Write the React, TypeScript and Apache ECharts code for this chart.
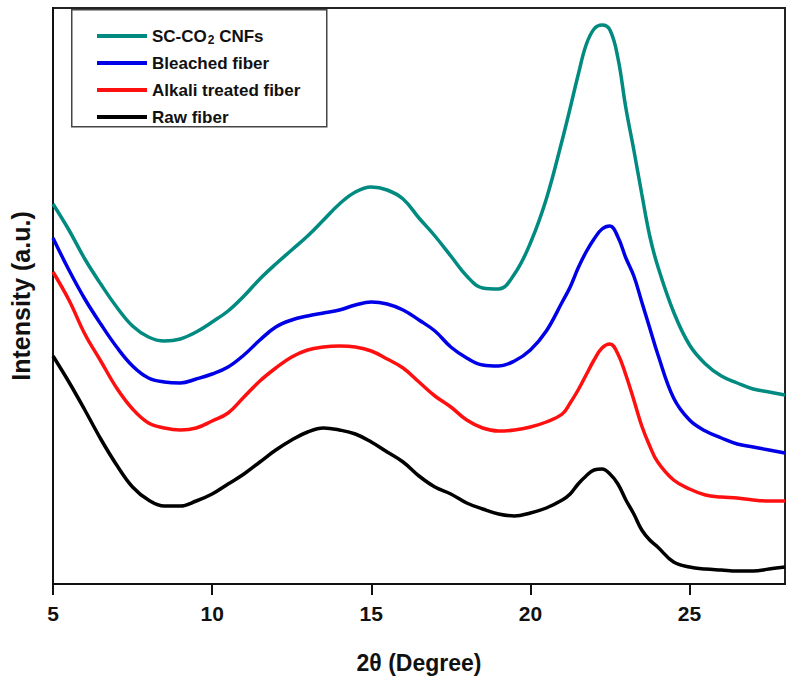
import React, { useEffect, useRef } from "react";
import * as echarts from "echarts";

// 2θ positions (degrees)
const twoTheta: number[] = [
  5, 5.5, 6, 6.5, 7, 7.5, 8, 8.5, 9, 9.5, 10, 10.5, 11, 11.5, 12, 12.5, 13, 13.5, 14, 14.5,
  15, 15.5, 16, 16.5, 17, 17.5, 18, 18.5, 19, 19.5, 20, 20.5, 21,
  21.25, 21.5, 21.75, 22, 22.25, 22.5, 22.75, 23, 23.25, 23.5, 23.75, 24,
  24.5, 25, 25.5, 26, 26.5, 27, 27.5, 28,
];

const scco2CNFs: number[] = [
  380, 354, 325, 300, 277, 258, 247, 243, 245, 252, 262, 273, 288, 305, 320, 334, 348, 364, 380, 392,
  397, 394, 385, 366, 348, 328, 308, 296, 295, 310, 341, 385, 444,
  476, 509, 539, 555, 559, 554, 526, 476, 434, 390, 348, 318,
  272, 239, 220, 208, 201, 195, 192, 189,
];

const bleachedFiber: number[] = [
  346, 314, 285, 260, 237, 218, 206, 202, 201, 205, 210, 217, 229, 244, 257, 264, 268, 271, 274, 279,
  282, 280, 274, 264, 253, 237, 226, 219, 218, 223, 234, 253, 282,
  297, 316, 332, 345, 355, 358, 347, 326, 308, 282, 256, 230,
  186, 164, 153, 146, 140, 137, 134, 131,
];

const alkaliFiber: number[] = [
  312, 284, 250, 223, 196, 175, 161, 156, 154, 156, 163, 171, 187, 203, 216, 227, 234, 237, 238, 237,
  233, 225, 216, 202, 188, 177, 164, 156, 153, 154, 157, 162, 170,
  181, 194, 209, 224, 236, 240, 230, 209, 184, 158, 138, 122,
  104, 95, 89, 87, 86, 84, 83, 83,
];

const rawFiber: number[] = [
  228, 202, 174, 145, 119, 97, 84, 78, 78, 83, 90, 100, 110, 122, 134, 144, 152, 156, 154, 150,
  142, 132, 122, 108, 97, 90, 81, 75, 70, 68, 71, 76, 84,
  90, 100, 108, 114, 115, 110, 100, 84, 70, 54, 44, 37,
  22, 17, 15, 14, 13, 13, 15, 17,
];

const seriesNames: string[] = ["SC-CO2 CNFs", "Bleached fiber", "Alkali treated fiber", "Raw fiber"];
const seriesColors: string[] = ["#008a80", "#0000e6", "#ff1010", "#000000"];
const xTicks: number[] = [5, 10, 15, 20, 25];

const FONT = "'Liberation Sans', Arial, Helvetica, sans-serif";

export default function App() {
  const ref = useRef<HTMLDivElement>(null);
  useEffect(() => {
    if (!ref.current) return;
    const chart = echarts.init(ref.current, undefined, { renderer: "svg" });
    const allData = [scco2CNFs, bleachedFiber, alkaliFiber, rawFiber];
    const series = allData.map((vals, i) => ({
      name: seriesNames[i],
      type: "line",
      data: vals.map((v, j) => [twoTheta[j], v]),
      showSymbol: false,
      smooth: 0.4,
      lineStyle: { color: seriesColors[i], width: 3.5 },
      itemStyle: { color: seriesColors[i] },
      z: 10 - i,
    }));
    chart.setOption({
      animation: false,
      backgroundColor: "#ffffff",
      grid: {
        left: 53,
        top: 8,
        right: 11,
        bottom: 98,
        show: true,
        borderColor: "#222",
        borderWidth: 2,
        backgroundColor: "transparent",
      },
      xAxis: {
        type: "value",
        min: 5,
        max: 28,
        interval: 5,
        splitLine: { show: false },
        axisLine: { show: true, lineStyle: { color: "#111", width: 2 } },
        axisTick: {
          show: true,
          inside: false,
          length: 11,
          lineStyle: { color: "#111", width: 2 },
          customValues: xTicks,
        },
        axisLabel: {
          customValues: xTicks,
          margin: 19,
          fontFamily: FONT,
          fontWeight: "bold",
          fontSize: 21,
          color: "#111",
        },
        name: "2θ (Degree)",
        nameLocation: "middle",
        nameGap: 67,
        nameTextStyle: { fontFamily: FONT, fontWeight: "bold", fontSize: 23, color: "#111" },
      },
      yAxis: {
        type: "value",
        min: 0,
        max: 576,
        splitLine: { show: false },
        axisLine: { show: true, lineStyle: { color: "#111", width: 2 } },
        axisTick: { show: false },
        axisLabel: { show: false },
        name: "Intensity (a.u.)",
        nameLocation: "middle",
        nameGap: 20,
        nameTextStyle: { fontFamily: FONT, fontWeight: "bold", fontSize: 25, color: "#111" },
      },
      legend: {
        show: true,
        orient: "vertical",
        left: 97,
        top: 26,
        padding: 0,
        itemWidth: 50,
        itemHeight: 4,
        itemGap: 7,
        icon: "rect",
        selectedMode: false,
        data: seriesNames,
        formatter: (name: string) => (name === "SC-CO2 CNFs" ? "{n|SC-CO}{sub|2}{n| CNFs}" : name),
        textStyle: {
          fontFamily: FONT,
          fontWeight: "bold",
          fontSize: 17,
          lineHeight: 20,
          color: "#111",
          rich: {
            n: { fontFamily: FONT, fontWeight: "bold", fontSize: 17, color: "#111", lineHeight: 20 },
            sub: {
              fontFamily: FONT,
              fontWeight: "bold",
              fontSize: 12,
              color: "#111",
              lineHeight: 20,
              verticalAlign: "bottom",
              padding: [4, 0, 0, 1],
            },
          },
        },
      },
      graphic: [
        {
          type: "rect",
          left: 71,
          top: 9,
          shape: { width: 255, height: 117 },
          style: { fill: "transparent", stroke: "#444", lineWidth: 1.5 },
          z: 100,
        },
      ],
      series,
    });
    return () => chart.dispose();
  }, []);
  return (
    <div
      ref={ref}
      style={{ width: 796, height: 682, position: "absolute", left: 0, top: 0, background: "#fff" }}
    />
  );
}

* Given problem *
Restate the full listing verbatim and drop every picture.

* Result of this exercise *
Write the React, TypeScript and Apache ECharts code for this chart.
import React, { useEffect, useRef } from "react";
import * as echarts from "echarts";

// 2θ positions (degrees)
const twoTheta: number[] = [
  5, 5.5, 6, 6.5, 7, 7.5, 8, 8.5, 9, 9.5, 10, 10.5, 11, 11.5, 12, 12.5, 13, 13.5, 14, 14.5,
  15, 15.5, 16, 16.5, 17, 17.5, 18, 18.5, 19, 19.5, 20, 20.5, 21,
  21.25, 21.5, 21.75, 22, 22.25, 22.5, 22.75, 23, 23.25, 23.5, 23.75, 24,
  24.5, 25, 25.5, 26, 26.5, 27, 27.5, 28,
];

const scco2CNFs: number[] = [
  380, 354, 325, 300, 277, 258, 247, 243, 245, 252, 262, 273, 288, 305, 320, 334, 348, 364, 380, 392,
  397, 394, 385, 366, 348, 328, 308, 296, 295, 310, 341, 385, 444,
  476, 509, 539, 555, 559, 554, 526, 476, 434, 390, 348, 318,
  272, 239, 220, 208, 201, 195, 192, 189,
];

const bleachedFiber: number[] = [
  346, 314, 285, 260, 237, 218, 206, 202, 201, 205, 210, 217, 229, 244, 257, 264, 268, 271, 274, 279,
  282, 280, 274, 264, 253, 237, 226, 219, 218, 223, 234, 253, 282,
  297, 316, 332, 345, 355, 358, 347, 326, 308, 282, 256, 230,
  186, 164, 153, 146, 140, 137, 134, 131,
];

const alkaliFiber: number[] = [
  312, 284, 250, 223, 196, 175, 161, 156, 154, 156, 163, 171, 187, 203, 216, 227, 234, 237, 238, 237,
  233, 225, 216, 202, 188, 177, 164, 156, 153, 154, 157, 162, 170,
  181, 194, 209, 224, 236, 240, 230, 209, 184, 158, 138, 122,
  104, 95, 89, 87, 86, 84, 83, 83,
];

const rawFiber: number[] = [
  228, 202, 174, 145, 119, 97, 84, 78, 78, 83, 90, 100, 110, 122, 134, 144, 152, 156, 154, 150,
  142, 132, 122, 108, 97, 90, 81, 75, 70, 68, 71, 76, 84,
  90, 100, 108, 114, 115, 110, 100, 84, 70, 54, 44, 37,
  22, 17, 15, 14, 13, 13, 15, 17,
];

const seriesNames: string[] = ["SC-CO2 CNFs", "Bleached fiber", "Alkali treated fiber", "Raw fiber"];
const seriesColors: string[] = ["#008a80", "#0000e6", "#ff1010", "#000000"];
const xTicks: number[] = [5, 10, 15, 20, 25];

const FONT = "'Liberation Sans', Arial, Helvetica, sans-serif";

export default function App() {
  const ref = useRef<HTMLDivElement>(null);
  useEffect(() => {
    if (!ref.current) return;
    const chart = echarts.init(ref.current, undefined, { renderer: "svg" });
    const allData = [scco2CNFs, bleachedFiber, alkaliFiber, rawFiber];
    const series = allData.map((vals, i) => ({
      name: seriesNames[i],
      type: "line",
      data: vals.map((v, j) => [twoTheta[j], v]),
      showSymbol: false,
      smooth: 0.4,
      lineStyle: { color: seriesColors[i], width: 3.5 },
      itemStyle: { color: seriesColors[i] },
      z: 10 - i,
    }));
    chart.setOption({
      animation: false,
      backgroundColor: "#ffffff",
      grid: {
        left: 53,
        top: 8,
        right: 11,
        bottom: 98,
        show: true,
        borderColor: "#222",
        borderWidth: 2,
        backgroundColor: "transparent",
      },
      xAxis: {
        type: "value",
        min: 5,
        max: 28,
        interval: 5,
        splitLine: { show: false },
        axisLine: { show: true, lineStyle: { color: "#111", width: 2 } },
        axisTick: {
          show: true,
          inside: false,
          length: 11,
          lineStyle: { color: "#111", width: 2 },
          customValues: xTicks,
        },
        axisLabel: {
          customValues: xTicks,
          margin: 19,
          fontFamily: FONT,
          fontWeight: "bold",
          fontSize: 21,
          color: "#111",
        },
        name: "2θ (Degree)",
        nameLocation: "middle",
        nameGap: 67,
        nameTextStyle: { fontFamily: FONT, fontWeight: "bold", fontSize: 23, color: "#111" },
      },
      yAxis: {
        type: "value",
        min: 0,
        max: 576,
        splitLine: { show: false },
        axisLine: { show: true, lineStyle: { color: "#111", width: 2 } },
        axisTick: { show: false },
        axisLabel: { show: false },
        name: "Intensity (a.u.)",
        nameLocation: "middle",
        nameGap: 20,
        nameTextStyle: { fontFamily: FONT, fontWeight: "bold", fontSize: 25, color: "#111" },
      },
      legend: {
        show: true,
        orient: "vertical",
        left: 97,
        top: 26,
        padding: 0,
        itemWidth: 50,
        itemHeight: 4,
        itemGap: 7,
        icon: "rect",
        selectedMode: false,
        data: seriesNames,
        formatter: (name: string) => (name === "SC-CO2 CNFs" ? "{n|SC-CO}{sub|2}{n| CNFs}" : name),
        textStyle: {
          fontFamily: FONT,
          fontWeight: "bold",
          fontSize: 17,
          lineHeight: 20,
          color: "#111",
          rich: {
            n: { fontFamily: FONT, fontWeight: "bold", fontSize: 17, color: "#111", lineHeight: 20 },
            sub: {
              fontFamily: FONT,
              fontWeight: "bold",
              fontSize: 12,
              color: "#111",
              lineHeight: 20,
              verticalAlign: "bottom",
              padding: [4, 0, 0, 1],
            },
          },
        },
      },
      graphic: [
        {
          type: "rect",
          left: 71,
          top: 9,
          shape: { width: 255, height: 117 },
          style: { fill: "transparent", stroke: "#444", lineWidth: 1.5 },
          z: 100,
        },
      ],
      series,
    });
    return () => chart.dispose();
  }, []);
  return (
    <div
      ref={ref}
      style={{ width: 796, height: 682, position: "absolute", left: 0, top: 0, background: "#fff" }}
    />
  );
}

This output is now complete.